Ella reconoce el daño, cómo no hacerlo. Pero desde la altura que le dan los tacos y con la certeza de haber obrado de acuerdo con el “deseo inefable” que persigue, el personaje trasciende la fórmula víctima-victimario. No ahorra detalles del dolor que provoca el rechazo, pero lo describe con un lenguaje barroco, casi telenovelesco. Entre el sufrimiento y la necesidad de compartirlo, aparecen palabras, modos de decir, que protegen: “Soy una tierra fértil, llena de frutos”, declama. Metáfora mediante, resalta lo que el otro no reconoce: el potencial que la identidad que la define trae consigo.
Así, el sentimiento se expresa impostado, como en las novelas de Manuel Puig, el lenguaje es un arma delicada, un refugio ante la hostilidad abrumadora del mundo. Una máscara.
En Arderá, la forma en que el dolor se manifiesta da vuelta la relación de poder. Se pone en cuestión quién es más débil y el “señor ministro” pierde, a todas luces, la contienda imaginaria que presenciamos. Él no está allí, no lo vemos. Sabemos de él por el relato de ella. Se subvierte la voz cantante, es la protagonista quien condena la tibieza y la cobardía del hombre que amó. “La verdad no puede hacernos más daño que la mentira”, afirma y esa sentencia es una clara invitación a repensarnos.

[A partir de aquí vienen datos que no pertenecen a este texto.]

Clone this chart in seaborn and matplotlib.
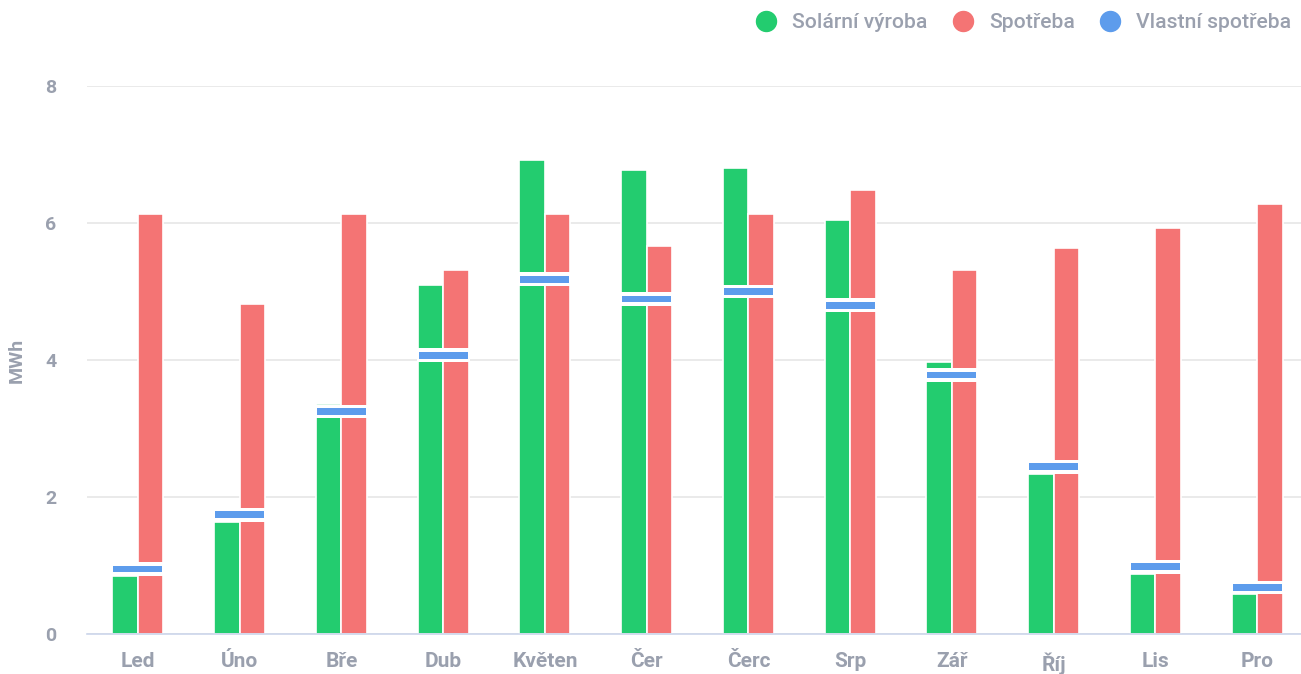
import matplotlib
matplotlib.use("Agg")
import matplotlib.pyplot as plt
from matplotlib.lines import Line2D
import seaborn as sns
import pandas as pd
import numpy as np

months = ["Led", "Úno", "Bře", "Dub", "Květen", "Čer", "Čerc", "Srp", "Zář", "Říj", "Lis", "Pro"]
solar = [0.85, 1.64, 3.36, 5.09, 6.92, 6.77, 6.80, 6.04, 3.97, 2.34, 0.88, 0.58]
consumption = [6.13, 4.82, 6.13, 5.31, 6.13, 5.66, 6.13, 6.48, 5.31, 5.64, 5.93, 6.28]
self_use = [0.85, 1.64, 3.15, 3.97, 5.08, 4.79, 4.90, 4.70, 3.68, 2.34, 0.88, 0.58]
series_names = ["Solární výroba", "Spotřeba", "Vlastní spotřeba"]
yticks = [0, 2, 4, 6, 8]

GREEN = "#23cc6f"
RED = "#f47474"
BLUE = "#5d9cec"
TXT = "#9aa0ae"

sns.set_theme(style="white")
plt.rcParams["font.family"] = ["Roboto", "DejaVu Sans"]

df = pd.DataFrame({
    "month": months * 2,
    "series": [series_names[0]] * 12 + [series_names[1]] * 12,
    "value": solar + consumption,
})

fig = plt.figure(figsize=(13.01, 6.74), dpi=100)
ax = fig.add_axes([87 / 1301, 40 / 674, 1221 / 1301, 548 / 674])

sns.barplot(data=df, x="month", y="value", hue="series", order=months,
            hue_order=series_names[:2], palette=[GREEN, RED], width=0.5,
            edgecolor="white", linewidth=1.2, legend=False, ax=ax, errorbar=None,
            saturation=1)

# self-consumption marker spanning both bars (white gap + blue band)
xpos = np.arange(len(months))
su = np.array(self_use)
ax.bar(xpos, 0.2, bottom=su, width=0.52, color="white", linewidth=0, zorder=4)
ax.bar(xpos, 0.1, bottom=su + 0.05, width=0.48, color=BLUE, linewidth=0, zorder=5)

ax.set_ylim(0, 8)
ax.set_xlim(-0.5, len(months) - 0.5)
ax.set_yticks(yticks)
ax.set_yticklabels([str(t) for t in yticks])
ax.grid(axis="y", color="#e6e6e6", linewidth=1.2)
ax.set_axisbelow(True)
for s in ["top", "right", "left"]:
    ax.spines[s].set_visible(False)
ax.spines["bottom"].set_color("#ccd6eb")
ax.spines["bottom"].set_linewidth(1.2)

ax.tick_params(axis="y", length=0, pad=22, labelsize=14, labelcolor=TXT)
ax.tick_params(axis="x", which="major", length=0, pad=13, labelsize=15, labelcolor=TXT)
ax.set_xticks(np.arange(-0.5, len(months)), minor=True)
ax.tick_params(axis="x", which="minor", length=13.5, width=1.2, color="#ccd6eb")
for lab in ax.get_xticklabels() + ax.get_yticklabels():
    lab.set_fontweight("bold")

ax.set_xlabel("")
ax.set_ylabel("MWh", fontsize=14, fontweight="bold", color=TXT, labelpad=14)

handles = [Line2D([], [], marker="o", linestyle="", markersize=14.4, color=c)
           for c in [GREEN, RED, BLUE]]
leg = fig.legend(handles, series_names, loc="upper right", bbox_to_anchor=(1.007, 1.009),
                 ncol=3, frameon=False, handlelength=0.95, handletextpad=0.75,
                 columnspacing=1.2, prop={"size": 15.2, "weight": "medium"})
for t in leg.get_texts():
    t.set_color(TXT)

fig.savefig("out.png", dpi=100)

La relación de poder se desequilibra, decía, porque somos espectadores de una obra en la que una actriz trans nos hace partícipes de una verdad que necesita abrirse paso. Es ella la que concentra las luces de escena en su figura, en su distinción y en su lengua disidente. Es ella quien asegura que “el odio y la ira son el combustible de quien arderá”. El futuro es simple, el fuego será para aquellos que no estén a la altura.
Alejandro Schiappacasse, Arderá, El Portón de Sánchez, Buenos Aires, hasta el 30 de julio de 2022.